■ **TASK GOAL**: Skip the pictures. Reproduce all other material exactly.

■ **DATA SEGMENT**:
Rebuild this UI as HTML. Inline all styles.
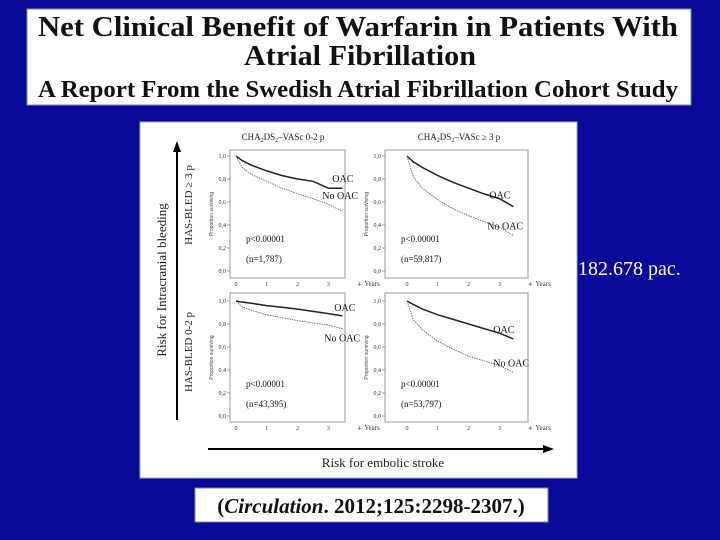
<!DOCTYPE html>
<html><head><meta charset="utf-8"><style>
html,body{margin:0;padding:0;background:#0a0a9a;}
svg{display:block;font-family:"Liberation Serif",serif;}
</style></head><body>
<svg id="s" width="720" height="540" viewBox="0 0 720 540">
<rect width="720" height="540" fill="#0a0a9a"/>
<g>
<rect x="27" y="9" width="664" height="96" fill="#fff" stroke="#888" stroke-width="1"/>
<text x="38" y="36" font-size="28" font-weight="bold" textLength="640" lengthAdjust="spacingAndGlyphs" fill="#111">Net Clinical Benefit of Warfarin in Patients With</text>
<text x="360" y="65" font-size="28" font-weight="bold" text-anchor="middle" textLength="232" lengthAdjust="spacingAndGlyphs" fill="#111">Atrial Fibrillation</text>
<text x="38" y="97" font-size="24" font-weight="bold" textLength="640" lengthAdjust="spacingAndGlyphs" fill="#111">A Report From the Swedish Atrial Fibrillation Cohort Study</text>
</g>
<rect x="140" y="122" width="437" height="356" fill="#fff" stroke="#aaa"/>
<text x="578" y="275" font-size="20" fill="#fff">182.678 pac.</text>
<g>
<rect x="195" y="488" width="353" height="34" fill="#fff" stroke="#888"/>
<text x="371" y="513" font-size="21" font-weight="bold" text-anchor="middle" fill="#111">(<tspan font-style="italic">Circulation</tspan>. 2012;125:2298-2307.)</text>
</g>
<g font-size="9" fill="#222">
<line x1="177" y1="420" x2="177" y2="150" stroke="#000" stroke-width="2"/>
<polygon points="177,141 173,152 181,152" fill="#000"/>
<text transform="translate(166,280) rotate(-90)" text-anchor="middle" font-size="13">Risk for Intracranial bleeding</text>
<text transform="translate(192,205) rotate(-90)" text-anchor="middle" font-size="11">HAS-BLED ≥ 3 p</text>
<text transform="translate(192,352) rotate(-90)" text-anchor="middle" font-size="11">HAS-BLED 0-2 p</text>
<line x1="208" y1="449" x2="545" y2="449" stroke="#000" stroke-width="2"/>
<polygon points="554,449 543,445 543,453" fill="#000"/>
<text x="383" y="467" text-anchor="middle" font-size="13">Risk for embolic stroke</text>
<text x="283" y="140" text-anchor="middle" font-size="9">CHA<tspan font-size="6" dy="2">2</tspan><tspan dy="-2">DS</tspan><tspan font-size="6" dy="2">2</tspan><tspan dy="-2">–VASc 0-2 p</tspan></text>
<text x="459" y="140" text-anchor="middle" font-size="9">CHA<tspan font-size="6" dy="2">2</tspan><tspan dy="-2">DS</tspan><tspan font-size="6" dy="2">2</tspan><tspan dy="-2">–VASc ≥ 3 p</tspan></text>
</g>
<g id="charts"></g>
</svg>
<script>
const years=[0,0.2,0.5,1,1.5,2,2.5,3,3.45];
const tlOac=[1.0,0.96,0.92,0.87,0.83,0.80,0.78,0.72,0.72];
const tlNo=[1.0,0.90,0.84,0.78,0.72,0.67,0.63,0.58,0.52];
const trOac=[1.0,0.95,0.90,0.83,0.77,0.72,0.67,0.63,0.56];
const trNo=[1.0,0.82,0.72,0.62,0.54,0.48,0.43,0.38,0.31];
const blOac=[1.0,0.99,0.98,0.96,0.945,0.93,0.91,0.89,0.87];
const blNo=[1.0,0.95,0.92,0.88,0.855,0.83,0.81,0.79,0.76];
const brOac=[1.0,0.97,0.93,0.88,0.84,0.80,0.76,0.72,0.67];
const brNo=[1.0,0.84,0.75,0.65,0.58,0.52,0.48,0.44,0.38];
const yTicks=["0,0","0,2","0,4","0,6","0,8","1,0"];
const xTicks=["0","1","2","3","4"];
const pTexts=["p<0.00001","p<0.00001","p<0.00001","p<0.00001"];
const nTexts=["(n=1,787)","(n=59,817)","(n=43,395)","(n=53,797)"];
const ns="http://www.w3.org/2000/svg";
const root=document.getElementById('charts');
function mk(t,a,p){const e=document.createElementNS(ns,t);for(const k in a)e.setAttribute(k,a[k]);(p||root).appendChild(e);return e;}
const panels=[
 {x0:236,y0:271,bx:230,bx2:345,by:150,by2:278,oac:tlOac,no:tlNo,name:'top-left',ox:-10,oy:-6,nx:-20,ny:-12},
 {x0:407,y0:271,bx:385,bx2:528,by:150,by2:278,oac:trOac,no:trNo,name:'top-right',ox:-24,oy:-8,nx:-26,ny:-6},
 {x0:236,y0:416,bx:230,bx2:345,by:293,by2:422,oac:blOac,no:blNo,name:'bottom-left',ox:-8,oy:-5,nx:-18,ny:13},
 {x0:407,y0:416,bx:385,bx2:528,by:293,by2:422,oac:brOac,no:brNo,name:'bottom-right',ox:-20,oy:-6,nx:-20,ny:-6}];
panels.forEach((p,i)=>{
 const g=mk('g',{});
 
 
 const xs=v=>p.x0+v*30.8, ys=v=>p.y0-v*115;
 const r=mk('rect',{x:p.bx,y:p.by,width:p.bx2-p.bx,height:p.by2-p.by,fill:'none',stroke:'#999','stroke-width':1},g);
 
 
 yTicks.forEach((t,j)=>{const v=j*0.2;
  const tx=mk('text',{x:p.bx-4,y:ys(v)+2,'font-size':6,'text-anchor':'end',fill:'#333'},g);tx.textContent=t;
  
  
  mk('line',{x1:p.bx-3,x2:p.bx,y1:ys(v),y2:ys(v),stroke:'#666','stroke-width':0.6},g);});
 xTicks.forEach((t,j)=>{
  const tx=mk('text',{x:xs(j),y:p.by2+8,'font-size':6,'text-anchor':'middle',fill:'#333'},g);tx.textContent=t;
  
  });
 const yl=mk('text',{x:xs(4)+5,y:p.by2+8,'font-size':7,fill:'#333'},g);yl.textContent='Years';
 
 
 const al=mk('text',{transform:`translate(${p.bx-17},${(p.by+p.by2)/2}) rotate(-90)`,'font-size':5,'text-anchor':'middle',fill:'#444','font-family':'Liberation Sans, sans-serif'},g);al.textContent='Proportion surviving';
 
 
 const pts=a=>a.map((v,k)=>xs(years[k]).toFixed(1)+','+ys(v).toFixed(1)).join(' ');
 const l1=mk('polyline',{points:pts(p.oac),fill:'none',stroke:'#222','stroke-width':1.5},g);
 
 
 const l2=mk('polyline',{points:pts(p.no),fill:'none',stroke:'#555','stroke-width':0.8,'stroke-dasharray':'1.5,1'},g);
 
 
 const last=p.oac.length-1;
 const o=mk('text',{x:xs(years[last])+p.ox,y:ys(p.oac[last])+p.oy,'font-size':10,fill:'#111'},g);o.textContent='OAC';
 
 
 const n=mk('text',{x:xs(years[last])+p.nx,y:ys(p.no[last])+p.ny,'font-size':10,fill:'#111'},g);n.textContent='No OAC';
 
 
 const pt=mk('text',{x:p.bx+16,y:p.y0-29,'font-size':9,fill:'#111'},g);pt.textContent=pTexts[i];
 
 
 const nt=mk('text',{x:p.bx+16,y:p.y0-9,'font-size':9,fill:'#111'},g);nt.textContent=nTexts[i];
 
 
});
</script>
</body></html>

■ **WRITTEN RESPONSE**:
Rebuild this UI as HTML. Inline all styles.
<!DOCTYPE html>
<html><head><meta charset="utf-8"><style>
html,body{margin:0;padding:0;background:#0a0a9a;}
svg{display:block;font-family:"Liberation Serif",serif;}
</style></head><body>
<svg id="s" width="720" height="540" viewBox="0 0 720 540">
<rect width="720" height="540" fill="#0a0a9a"/>
<g>
<rect x="27" y="9" width="664" height="96" fill="#fff" stroke="#888" stroke-width="1"/>
<text x="38" y="36" font-size="28" font-weight="bold" textLength="640" lengthAdjust="spacingAndGlyphs" fill="#111">Net Clinical Benefit of Warfarin in Patients With</text>
<text x="360" y="65" font-size="28" font-weight="bold" text-anchor="middle" textLength="232" lengthAdjust="spacingAndGlyphs" fill="#111">Atrial Fibrillation</text>
<text x="38" y="97" font-size="24" font-weight="bold" textLength="640" lengthAdjust="spacingAndGlyphs" fill="#111">A Report From the Swedish Atrial Fibrillation Cohort Study</text>
</g>
<rect x="140" y="122" width="437" height="356" fill="#fff" stroke="#aaa"/>
<text x="578" y="275" font-size="20" fill="#fff">182.678 pac.</text>
<g>
<rect x="195" y="488" width="353" height="34" fill="#fff" stroke="#888"/>
<text x="371" y="513" font-size="21" font-weight="bold" text-anchor="middle" fill="#111">(<tspan font-style="italic">Circulation</tspan>. 2012;125:2298-2307.)</text>
</g>
<g font-size="9" fill="#222">
<line x1="177" y1="420" x2="177" y2="150" stroke="#000" stroke-width="2"/>
<polygon points="177,141 173,152 181,152" fill="#000"/>
<text transform="translate(166,280) rotate(-90)" text-anchor="middle" font-size="13">Risk for Intracranial bleeding</text>
<text transform="translate(192,205) rotate(-90)" text-anchor="middle" font-size="11">HAS-BLED ≥ 3 p</text>
<text transform="translate(192,352) rotate(-90)" text-anchor="middle" font-size="11">HAS-BLED 0-2 p</text>
<line x1="208" y1="449" x2="545" y2="449" stroke="#000" stroke-width="2"/>
<polygon points="554,449 543,445 543,453" fill="#000"/>
<text x="383" y="467" text-anchor="middle" font-size="13">Risk for embolic stroke</text>
<text x="283" y="140" text-anchor="middle" font-size="9">CHA<tspan font-size="6" dy="2">2</tspan><tspan dy="-2">DS</tspan><tspan font-size="6" dy="2">2</tspan><tspan dy="-2">–VASc 0-2 p</tspan></text>
<text x="459" y="140" text-anchor="middle" font-size="9">CHA<tspan font-size="6" dy="2">2</tspan><tspan dy="-2">DS</tspan><tspan font-size="6" dy="2">2</tspan><tspan dy="-2">–VASc ≥ 3 p</tspan></text>
</g>
<g id="charts"></g>
</svg>
<script>
const years=[0,0.2,0.5,1,1.5,2,2.5,3,3.45];
const tlOac=[1.0,0.96,0.92,0.87,0.83,0.80,0.78,0.72,0.72];
const tlNo=[1.0,0.90,0.84,0.78,0.72,0.67,0.63,0.58,0.52];
const trOac=[1.0,0.95,0.90,0.83,0.77,0.72,0.67,0.63,0.56];
const trNo=[1.0,0.82,0.72,0.62,0.54,0.48,0.43,0.38,0.31];
const blOac=[1.0,0.99,0.98,0.96,0.945,0.93,0.91,0.89,0.87];
const blNo=[1.0,0.95,0.92,0.88,0.855,0.83,0.81,0.79,0.76];
const brOac=[1.0,0.97,0.93,0.88,0.84,0.80,0.76,0.72,0.67];
const brNo=[1.0,0.84,0.75,0.65,0.58,0.52,0.48,0.44,0.38];
const yTicks=["0,0","0,2","0,4","0,6","0,8","1,0"];
const xTicks=["0","1","2","3","4"];
const pTexts=["p<0.00001","p<0.00001","p<0.00001","p<0.00001"];
const nTexts=["(n=1,787)","(n=59,817)","(n=43,395)","(n=53,797)"];
const ns="http://www.w3.org/2000/svg";
const root=document.getElementById('charts');
function mk(t,a,p){const e=document.createElementNS(ns,t);for(const k in a)e.setAttribute(k,a[k]);(p||root).appendChild(e);return e;}
const panels=[
 {x0:236,y0:271,bx:230,bx2:345,by:150,by2:278,oac:tlOac,no:tlNo,name:'top-left',ox:-10,oy:-6,nx:-20,ny:-12},
 {x0:407,y0:271,bx:385,bx2:528,by:150,by2:278,oac:trOac,no:trNo,name:'top-right',ox:-24,oy:-8,nx:-26,ny:-6},
 {x0:236,y0:416,bx:230,bx2:345,by:293,by2:422,oac:blOac,no:blNo,name:'bottom-left',ox:-8,oy:-5,nx:-18,ny:13},
 {x0:407,y0:416,bx:385,bx2:528,by:293,by2:422,oac:brOac,no:brNo,name:'bottom-right',ox:-20,oy:-6,nx:-20,ny:-6}];
panels.forEach((p,i)=>{
 const g=mk('g',{});
 
 
 const xs=v=>p.x0+v*30.8, ys=v=>p.y0-v*115;
 const r=mk('rect',{x:p.bx,y:p.by,width:p.bx2-p.bx,height:p.by2-p.by,fill:'none',stroke:'#999','stroke-width':1},g);
 
 
 yTicks.forEach((t,j)=>{const v=j*0.2;
  const tx=mk('text',{x:p.bx-4,y:ys(v)+2,'font-size':6,'text-anchor':'end',fill:'#333'},g);tx.textContent=t;
  
  
  mk('line',{x1:p.bx-3,x2:p.bx,y1:ys(v),y2:ys(v),stroke:'#666','stroke-width':0.6},g);});
 xTicks.forEach((t,j)=>{
  const tx=mk('text',{x:xs(j),y:p.by2+8,'font-size':6,'text-anchor':'middle',fill:'#333'},g);tx.textContent=t;
  
  });
 const yl=mk('text',{x:xs(4)+5,y:p.by2+8,'font-size':7,fill:'#333'},g);yl.textContent='Years';
 
 
 const al=mk('text',{transform:`translate(${p.bx-17},${(p.by+p.by2)/2}) rotate(-90)`,'font-size':5,'text-anchor':'middle',fill:'#444','font-family':'Liberation Sans, sans-serif'},g);al.textContent='Proportion surviving';
 
 
 const pts=a=>a.map((v,k)=>xs(years[k]).toFixed(1)+','+ys(v).toFixed(1)).join(' ');
 const l1=mk('polyline',{points:pts(p.oac),fill:'none',stroke:'#222','stroke-width':1.5},g);
 
 
 const l2=mk('polyline',{points:pts(p.no),fill:'none',stroke:'#555','stroke-width':0.8,'stroke-dasharray':'1.5,1'},g);
 
 
 const last=p.oac.length-1;
 const o=mk('text',{x:xs(years[last])+p.ox,y:ys(p.oac[last])+p.oy,'font-size':10,fill:'#111'},g);o.textContent='OAC';
 
 
 const n=mk('text',{x:xs(years[last])+p.nx,y:ys(p.no[last])+p.ny,'font-size':10,fill:'#111'},g);n.textContent='No OAC';
 
 
 const pt=mk('text',{x:p.bx+16,y:p.y0-29,'font-size':9,fill:'#111'},g);pt.textContent=pTexts[i];
 
 
 const nt=mk('text',{x:p.bx+16,y:p.y0-9,'font-size':9,fill:'#111'},g);nt.textContent=nTexts[i];
 
 
});
</script>
</body></html>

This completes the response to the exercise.